* [Instructions for the task]: Please copy the lines below exactly, from the first one through the line showing "import pandas as pd".

* [Data entries]:
* start *

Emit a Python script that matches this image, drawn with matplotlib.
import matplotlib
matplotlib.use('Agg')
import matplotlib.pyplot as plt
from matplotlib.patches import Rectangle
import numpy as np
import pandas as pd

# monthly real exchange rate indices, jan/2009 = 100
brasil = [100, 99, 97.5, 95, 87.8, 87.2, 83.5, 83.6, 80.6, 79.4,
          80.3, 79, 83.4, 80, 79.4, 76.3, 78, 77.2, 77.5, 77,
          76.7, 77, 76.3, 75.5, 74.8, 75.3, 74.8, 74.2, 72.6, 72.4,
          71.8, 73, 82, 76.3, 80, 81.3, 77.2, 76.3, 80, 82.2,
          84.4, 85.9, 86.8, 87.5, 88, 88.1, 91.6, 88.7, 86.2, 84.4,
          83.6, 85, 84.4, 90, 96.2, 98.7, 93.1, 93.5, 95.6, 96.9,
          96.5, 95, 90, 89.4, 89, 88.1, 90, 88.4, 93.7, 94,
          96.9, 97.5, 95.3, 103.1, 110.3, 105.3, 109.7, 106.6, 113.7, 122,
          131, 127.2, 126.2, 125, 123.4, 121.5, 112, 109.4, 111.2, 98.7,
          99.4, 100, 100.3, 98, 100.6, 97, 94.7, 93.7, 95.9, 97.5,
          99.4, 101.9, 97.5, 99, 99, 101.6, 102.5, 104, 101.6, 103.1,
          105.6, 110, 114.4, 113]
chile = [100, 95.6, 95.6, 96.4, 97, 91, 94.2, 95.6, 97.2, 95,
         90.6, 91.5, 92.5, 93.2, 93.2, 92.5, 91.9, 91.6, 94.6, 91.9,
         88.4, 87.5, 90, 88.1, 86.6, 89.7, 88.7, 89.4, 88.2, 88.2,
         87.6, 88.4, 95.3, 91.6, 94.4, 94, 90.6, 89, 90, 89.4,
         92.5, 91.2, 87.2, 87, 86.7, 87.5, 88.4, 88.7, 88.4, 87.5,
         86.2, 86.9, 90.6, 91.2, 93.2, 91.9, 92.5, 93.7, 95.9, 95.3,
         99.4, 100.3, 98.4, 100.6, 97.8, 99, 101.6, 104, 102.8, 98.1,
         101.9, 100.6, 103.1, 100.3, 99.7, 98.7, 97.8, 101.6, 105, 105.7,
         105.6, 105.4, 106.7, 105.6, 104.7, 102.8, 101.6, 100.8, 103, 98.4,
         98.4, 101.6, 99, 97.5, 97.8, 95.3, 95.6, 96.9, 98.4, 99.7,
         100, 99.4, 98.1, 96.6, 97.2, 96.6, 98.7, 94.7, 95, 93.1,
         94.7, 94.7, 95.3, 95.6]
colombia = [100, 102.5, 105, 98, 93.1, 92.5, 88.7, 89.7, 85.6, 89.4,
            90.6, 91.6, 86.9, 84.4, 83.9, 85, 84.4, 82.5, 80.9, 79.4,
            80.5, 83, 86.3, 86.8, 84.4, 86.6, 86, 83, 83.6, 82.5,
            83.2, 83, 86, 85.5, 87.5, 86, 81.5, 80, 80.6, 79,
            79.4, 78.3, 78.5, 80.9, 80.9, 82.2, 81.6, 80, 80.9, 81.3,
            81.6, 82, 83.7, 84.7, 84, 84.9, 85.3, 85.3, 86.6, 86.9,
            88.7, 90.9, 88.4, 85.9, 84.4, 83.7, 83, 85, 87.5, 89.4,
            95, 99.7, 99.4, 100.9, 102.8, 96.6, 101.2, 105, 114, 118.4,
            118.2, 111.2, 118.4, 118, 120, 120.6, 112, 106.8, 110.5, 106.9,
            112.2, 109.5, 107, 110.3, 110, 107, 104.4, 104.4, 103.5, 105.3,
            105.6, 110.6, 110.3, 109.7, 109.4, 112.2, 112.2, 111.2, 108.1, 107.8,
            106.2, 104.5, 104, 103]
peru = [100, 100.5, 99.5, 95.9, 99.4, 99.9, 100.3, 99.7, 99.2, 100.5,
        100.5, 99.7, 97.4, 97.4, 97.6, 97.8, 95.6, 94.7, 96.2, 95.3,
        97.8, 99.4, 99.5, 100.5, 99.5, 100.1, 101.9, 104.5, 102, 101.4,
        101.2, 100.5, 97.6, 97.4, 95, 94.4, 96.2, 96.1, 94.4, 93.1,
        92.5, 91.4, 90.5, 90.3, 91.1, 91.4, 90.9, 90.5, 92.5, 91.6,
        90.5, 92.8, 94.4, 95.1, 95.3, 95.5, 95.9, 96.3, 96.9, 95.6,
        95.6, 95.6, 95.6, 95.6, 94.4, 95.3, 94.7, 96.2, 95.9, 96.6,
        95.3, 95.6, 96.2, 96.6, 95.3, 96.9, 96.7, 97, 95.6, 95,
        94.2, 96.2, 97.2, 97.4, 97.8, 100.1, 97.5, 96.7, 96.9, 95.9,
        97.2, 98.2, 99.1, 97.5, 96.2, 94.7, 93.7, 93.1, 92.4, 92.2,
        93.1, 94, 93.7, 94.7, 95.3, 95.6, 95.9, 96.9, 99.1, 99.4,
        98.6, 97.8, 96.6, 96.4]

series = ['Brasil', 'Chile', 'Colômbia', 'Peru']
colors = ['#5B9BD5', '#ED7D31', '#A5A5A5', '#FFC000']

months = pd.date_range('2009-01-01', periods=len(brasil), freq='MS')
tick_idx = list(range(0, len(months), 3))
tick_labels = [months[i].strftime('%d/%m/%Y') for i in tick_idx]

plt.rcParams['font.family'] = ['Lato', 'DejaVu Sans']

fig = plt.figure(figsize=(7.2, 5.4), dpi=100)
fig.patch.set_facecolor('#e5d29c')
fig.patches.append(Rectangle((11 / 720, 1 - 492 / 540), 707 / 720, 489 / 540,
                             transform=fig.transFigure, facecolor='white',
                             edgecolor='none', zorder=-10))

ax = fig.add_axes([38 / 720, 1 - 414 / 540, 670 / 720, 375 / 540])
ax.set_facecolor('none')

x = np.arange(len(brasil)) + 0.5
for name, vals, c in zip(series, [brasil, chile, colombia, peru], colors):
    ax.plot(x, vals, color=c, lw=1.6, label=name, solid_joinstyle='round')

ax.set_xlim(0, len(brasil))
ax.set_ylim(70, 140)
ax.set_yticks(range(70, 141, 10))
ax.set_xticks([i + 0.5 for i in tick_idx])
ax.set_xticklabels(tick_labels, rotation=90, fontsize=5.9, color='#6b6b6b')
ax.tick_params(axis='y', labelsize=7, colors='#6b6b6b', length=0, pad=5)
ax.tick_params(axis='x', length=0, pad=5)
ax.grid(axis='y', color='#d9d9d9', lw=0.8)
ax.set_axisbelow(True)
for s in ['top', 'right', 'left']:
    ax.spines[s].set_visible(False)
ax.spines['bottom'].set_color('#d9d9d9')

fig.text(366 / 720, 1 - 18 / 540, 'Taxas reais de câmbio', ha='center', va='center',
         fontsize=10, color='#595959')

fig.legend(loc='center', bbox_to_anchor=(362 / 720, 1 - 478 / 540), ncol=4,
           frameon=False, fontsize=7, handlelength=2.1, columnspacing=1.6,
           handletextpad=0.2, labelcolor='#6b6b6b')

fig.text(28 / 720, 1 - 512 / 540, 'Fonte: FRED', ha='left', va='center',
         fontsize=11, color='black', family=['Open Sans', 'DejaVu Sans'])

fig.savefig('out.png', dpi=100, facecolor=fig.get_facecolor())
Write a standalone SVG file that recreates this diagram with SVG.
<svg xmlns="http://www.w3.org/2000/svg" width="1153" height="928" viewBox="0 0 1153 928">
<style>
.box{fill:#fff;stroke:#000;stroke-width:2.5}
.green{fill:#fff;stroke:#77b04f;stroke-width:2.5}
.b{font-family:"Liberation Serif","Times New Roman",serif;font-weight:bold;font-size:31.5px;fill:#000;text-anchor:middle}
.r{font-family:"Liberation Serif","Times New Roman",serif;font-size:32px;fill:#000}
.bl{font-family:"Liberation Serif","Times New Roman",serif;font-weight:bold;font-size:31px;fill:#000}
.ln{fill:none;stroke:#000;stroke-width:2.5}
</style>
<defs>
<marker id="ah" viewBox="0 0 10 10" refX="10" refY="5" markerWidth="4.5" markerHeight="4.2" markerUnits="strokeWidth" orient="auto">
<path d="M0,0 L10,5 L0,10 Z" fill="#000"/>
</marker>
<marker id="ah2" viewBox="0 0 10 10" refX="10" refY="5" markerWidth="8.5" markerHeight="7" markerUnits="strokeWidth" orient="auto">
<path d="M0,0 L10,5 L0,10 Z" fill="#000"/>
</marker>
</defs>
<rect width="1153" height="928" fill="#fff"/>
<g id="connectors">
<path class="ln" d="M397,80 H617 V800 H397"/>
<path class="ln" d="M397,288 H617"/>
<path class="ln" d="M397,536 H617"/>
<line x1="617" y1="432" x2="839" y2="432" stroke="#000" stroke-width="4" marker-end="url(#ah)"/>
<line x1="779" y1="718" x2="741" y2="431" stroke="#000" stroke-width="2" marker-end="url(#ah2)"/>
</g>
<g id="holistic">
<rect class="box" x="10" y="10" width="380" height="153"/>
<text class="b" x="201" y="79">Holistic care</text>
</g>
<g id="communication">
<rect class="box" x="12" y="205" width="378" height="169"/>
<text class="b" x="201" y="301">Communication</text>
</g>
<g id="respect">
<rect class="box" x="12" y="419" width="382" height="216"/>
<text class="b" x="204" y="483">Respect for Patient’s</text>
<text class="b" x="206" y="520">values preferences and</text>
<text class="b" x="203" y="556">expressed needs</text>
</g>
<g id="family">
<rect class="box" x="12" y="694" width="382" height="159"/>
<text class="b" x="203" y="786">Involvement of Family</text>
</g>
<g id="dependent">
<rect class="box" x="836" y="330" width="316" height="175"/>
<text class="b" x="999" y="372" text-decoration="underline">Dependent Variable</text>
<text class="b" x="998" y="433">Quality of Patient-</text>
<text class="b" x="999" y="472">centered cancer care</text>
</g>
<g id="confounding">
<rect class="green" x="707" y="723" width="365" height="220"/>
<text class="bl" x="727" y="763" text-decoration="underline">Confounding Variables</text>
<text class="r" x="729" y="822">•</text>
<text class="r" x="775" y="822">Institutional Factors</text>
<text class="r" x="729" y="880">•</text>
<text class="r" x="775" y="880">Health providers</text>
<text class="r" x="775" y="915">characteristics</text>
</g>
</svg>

* end *

* [Output for this task]:
Emit a Python script that matches this image, drawn with matplotlib.
import matplotlib
matplotlib.use('Agg')
import matplotlib.pyplot as plt
from matplotlib.patches import Rectangle
import numpy as np
import pandas as pd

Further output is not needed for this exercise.